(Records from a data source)

────────────────────────────────────────

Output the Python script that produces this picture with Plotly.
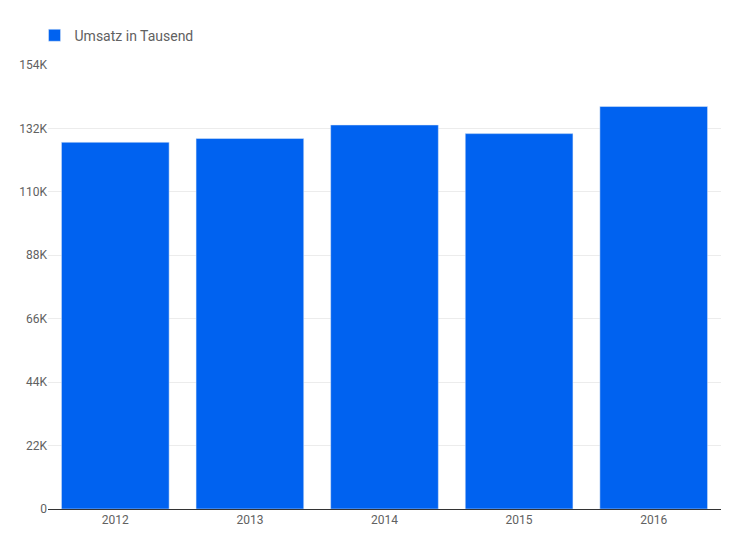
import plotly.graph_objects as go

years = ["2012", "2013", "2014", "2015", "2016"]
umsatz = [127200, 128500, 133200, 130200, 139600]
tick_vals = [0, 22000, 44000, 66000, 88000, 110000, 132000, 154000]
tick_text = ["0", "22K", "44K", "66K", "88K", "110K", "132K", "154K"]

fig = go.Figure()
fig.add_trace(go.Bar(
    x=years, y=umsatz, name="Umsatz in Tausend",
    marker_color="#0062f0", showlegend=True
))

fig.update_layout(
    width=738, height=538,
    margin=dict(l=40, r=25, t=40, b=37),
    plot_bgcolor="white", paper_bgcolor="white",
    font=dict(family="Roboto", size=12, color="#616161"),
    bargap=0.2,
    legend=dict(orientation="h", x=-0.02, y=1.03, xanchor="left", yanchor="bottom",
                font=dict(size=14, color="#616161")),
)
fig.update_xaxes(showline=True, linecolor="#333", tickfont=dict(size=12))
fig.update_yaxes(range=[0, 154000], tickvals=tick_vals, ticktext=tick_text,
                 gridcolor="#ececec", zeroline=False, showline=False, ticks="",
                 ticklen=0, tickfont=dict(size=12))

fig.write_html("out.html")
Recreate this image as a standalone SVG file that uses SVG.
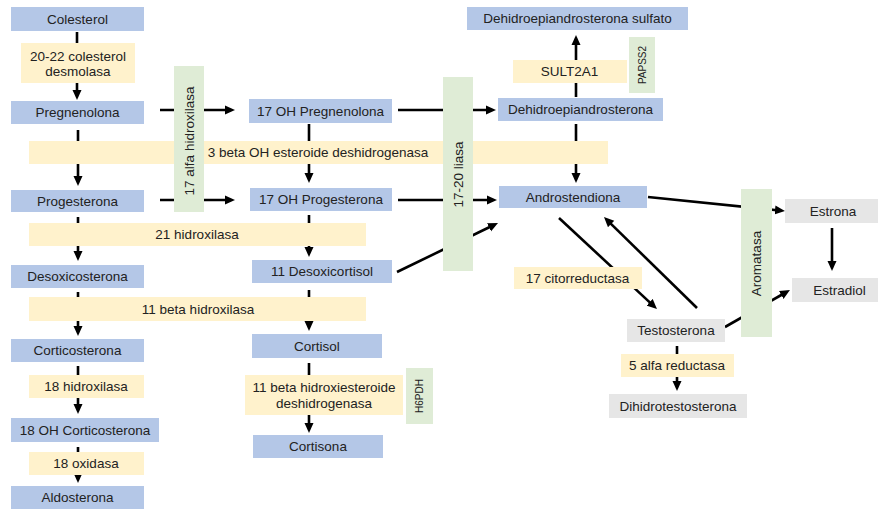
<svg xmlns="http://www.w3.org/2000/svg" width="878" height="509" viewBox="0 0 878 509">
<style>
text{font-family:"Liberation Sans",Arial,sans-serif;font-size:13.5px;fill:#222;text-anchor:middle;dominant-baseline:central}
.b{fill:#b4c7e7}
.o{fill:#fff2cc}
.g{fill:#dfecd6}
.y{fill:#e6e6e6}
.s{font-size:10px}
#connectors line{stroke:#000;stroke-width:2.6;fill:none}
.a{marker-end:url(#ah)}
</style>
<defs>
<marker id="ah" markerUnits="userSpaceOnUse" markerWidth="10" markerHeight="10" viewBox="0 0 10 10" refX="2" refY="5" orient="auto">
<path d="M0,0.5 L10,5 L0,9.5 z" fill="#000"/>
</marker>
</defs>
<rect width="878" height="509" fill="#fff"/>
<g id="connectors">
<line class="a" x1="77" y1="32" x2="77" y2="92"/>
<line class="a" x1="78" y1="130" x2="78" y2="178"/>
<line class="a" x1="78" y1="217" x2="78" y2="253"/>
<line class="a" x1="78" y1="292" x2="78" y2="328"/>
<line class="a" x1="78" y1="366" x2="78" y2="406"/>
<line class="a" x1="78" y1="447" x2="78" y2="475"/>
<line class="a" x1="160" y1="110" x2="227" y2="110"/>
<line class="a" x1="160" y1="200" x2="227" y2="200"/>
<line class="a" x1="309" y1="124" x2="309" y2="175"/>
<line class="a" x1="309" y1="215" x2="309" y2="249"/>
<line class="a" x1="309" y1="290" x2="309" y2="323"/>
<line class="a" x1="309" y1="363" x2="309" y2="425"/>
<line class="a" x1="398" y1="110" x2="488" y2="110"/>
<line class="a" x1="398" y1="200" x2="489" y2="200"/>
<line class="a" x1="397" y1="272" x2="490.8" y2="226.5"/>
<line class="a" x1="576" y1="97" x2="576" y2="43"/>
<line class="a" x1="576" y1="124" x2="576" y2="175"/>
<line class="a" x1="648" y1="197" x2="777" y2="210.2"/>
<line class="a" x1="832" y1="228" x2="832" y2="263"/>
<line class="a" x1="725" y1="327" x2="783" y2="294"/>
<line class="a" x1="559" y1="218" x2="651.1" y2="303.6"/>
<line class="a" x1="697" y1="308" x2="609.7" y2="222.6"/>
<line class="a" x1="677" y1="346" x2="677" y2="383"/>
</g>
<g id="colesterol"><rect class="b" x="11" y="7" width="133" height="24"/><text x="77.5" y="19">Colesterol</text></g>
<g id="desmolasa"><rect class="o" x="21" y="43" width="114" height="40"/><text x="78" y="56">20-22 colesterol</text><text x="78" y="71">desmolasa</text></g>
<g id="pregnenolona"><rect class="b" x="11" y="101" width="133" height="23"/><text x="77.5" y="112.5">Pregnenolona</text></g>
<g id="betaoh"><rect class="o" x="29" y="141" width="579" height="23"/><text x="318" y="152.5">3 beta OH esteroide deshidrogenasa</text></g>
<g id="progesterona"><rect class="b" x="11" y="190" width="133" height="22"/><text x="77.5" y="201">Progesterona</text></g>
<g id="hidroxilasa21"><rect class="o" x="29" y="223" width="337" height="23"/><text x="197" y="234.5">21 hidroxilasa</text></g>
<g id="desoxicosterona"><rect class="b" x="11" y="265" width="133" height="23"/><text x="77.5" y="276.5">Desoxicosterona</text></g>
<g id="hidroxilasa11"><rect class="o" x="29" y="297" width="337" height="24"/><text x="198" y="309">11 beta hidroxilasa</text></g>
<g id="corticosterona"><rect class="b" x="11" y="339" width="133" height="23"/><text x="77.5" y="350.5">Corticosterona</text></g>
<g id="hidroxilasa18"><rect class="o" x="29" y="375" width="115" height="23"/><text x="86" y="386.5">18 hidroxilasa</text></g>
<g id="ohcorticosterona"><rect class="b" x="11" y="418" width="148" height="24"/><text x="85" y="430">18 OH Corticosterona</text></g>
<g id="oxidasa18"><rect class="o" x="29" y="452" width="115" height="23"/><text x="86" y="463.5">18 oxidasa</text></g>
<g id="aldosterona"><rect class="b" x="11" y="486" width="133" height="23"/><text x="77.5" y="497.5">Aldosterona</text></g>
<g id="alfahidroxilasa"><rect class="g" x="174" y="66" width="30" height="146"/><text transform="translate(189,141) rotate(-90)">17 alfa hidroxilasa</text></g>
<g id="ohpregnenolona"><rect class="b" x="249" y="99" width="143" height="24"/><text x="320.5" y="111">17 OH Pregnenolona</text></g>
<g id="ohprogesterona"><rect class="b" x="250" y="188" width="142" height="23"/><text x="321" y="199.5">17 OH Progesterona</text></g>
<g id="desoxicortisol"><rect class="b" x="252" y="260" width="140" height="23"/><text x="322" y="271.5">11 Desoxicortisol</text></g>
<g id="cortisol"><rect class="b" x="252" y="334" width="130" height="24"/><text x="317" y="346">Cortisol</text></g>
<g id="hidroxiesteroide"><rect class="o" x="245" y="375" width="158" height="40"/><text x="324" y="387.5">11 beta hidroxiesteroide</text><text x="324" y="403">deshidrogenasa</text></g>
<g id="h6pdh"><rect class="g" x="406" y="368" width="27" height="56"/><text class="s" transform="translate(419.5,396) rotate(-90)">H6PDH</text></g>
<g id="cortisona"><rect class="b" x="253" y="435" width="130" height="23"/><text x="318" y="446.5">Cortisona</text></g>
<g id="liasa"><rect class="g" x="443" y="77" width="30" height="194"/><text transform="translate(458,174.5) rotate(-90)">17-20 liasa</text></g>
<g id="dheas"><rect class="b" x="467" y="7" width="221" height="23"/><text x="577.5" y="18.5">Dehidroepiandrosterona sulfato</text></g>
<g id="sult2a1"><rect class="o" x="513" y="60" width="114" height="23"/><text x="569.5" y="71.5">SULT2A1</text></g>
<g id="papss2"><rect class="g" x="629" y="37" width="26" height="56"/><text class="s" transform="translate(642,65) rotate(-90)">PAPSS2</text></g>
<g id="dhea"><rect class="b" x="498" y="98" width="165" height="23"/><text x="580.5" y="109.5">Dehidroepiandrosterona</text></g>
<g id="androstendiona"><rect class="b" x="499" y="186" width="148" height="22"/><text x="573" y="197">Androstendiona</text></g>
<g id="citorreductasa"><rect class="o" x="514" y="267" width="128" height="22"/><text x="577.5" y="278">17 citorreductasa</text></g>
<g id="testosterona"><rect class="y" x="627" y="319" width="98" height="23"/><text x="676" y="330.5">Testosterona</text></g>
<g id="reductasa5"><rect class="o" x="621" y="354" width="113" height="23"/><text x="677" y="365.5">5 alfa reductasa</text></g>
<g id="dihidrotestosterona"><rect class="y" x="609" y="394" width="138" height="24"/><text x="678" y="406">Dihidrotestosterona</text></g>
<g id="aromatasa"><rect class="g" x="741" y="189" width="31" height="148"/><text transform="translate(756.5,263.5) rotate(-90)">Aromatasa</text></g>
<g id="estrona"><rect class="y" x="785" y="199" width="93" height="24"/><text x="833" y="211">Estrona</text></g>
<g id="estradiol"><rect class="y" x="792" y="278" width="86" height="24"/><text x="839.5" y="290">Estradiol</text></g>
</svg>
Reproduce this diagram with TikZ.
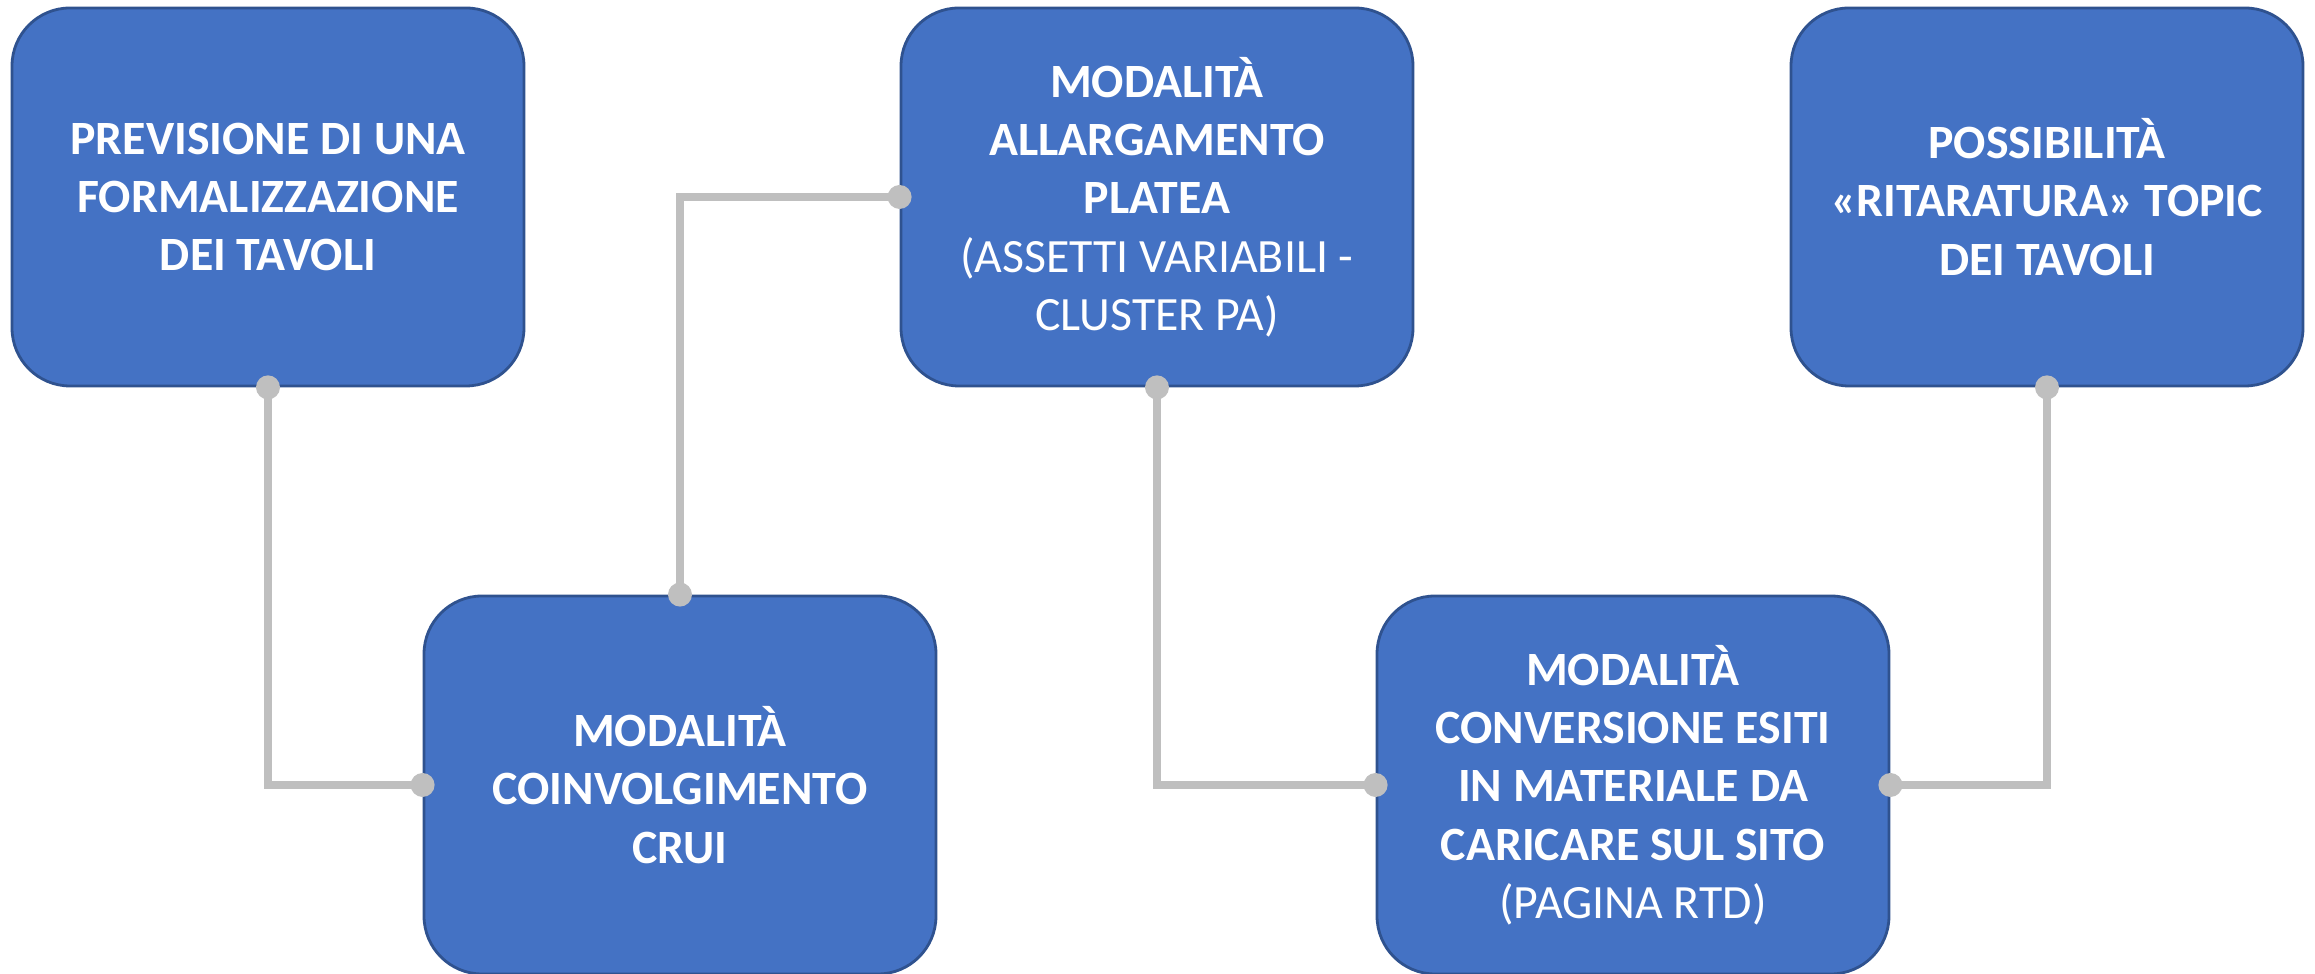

────────────────────────────────────────

Problem statement: Among the entries above, how many lines hold the string "that"? Respond with nothing but the number.

Solved exercise: 2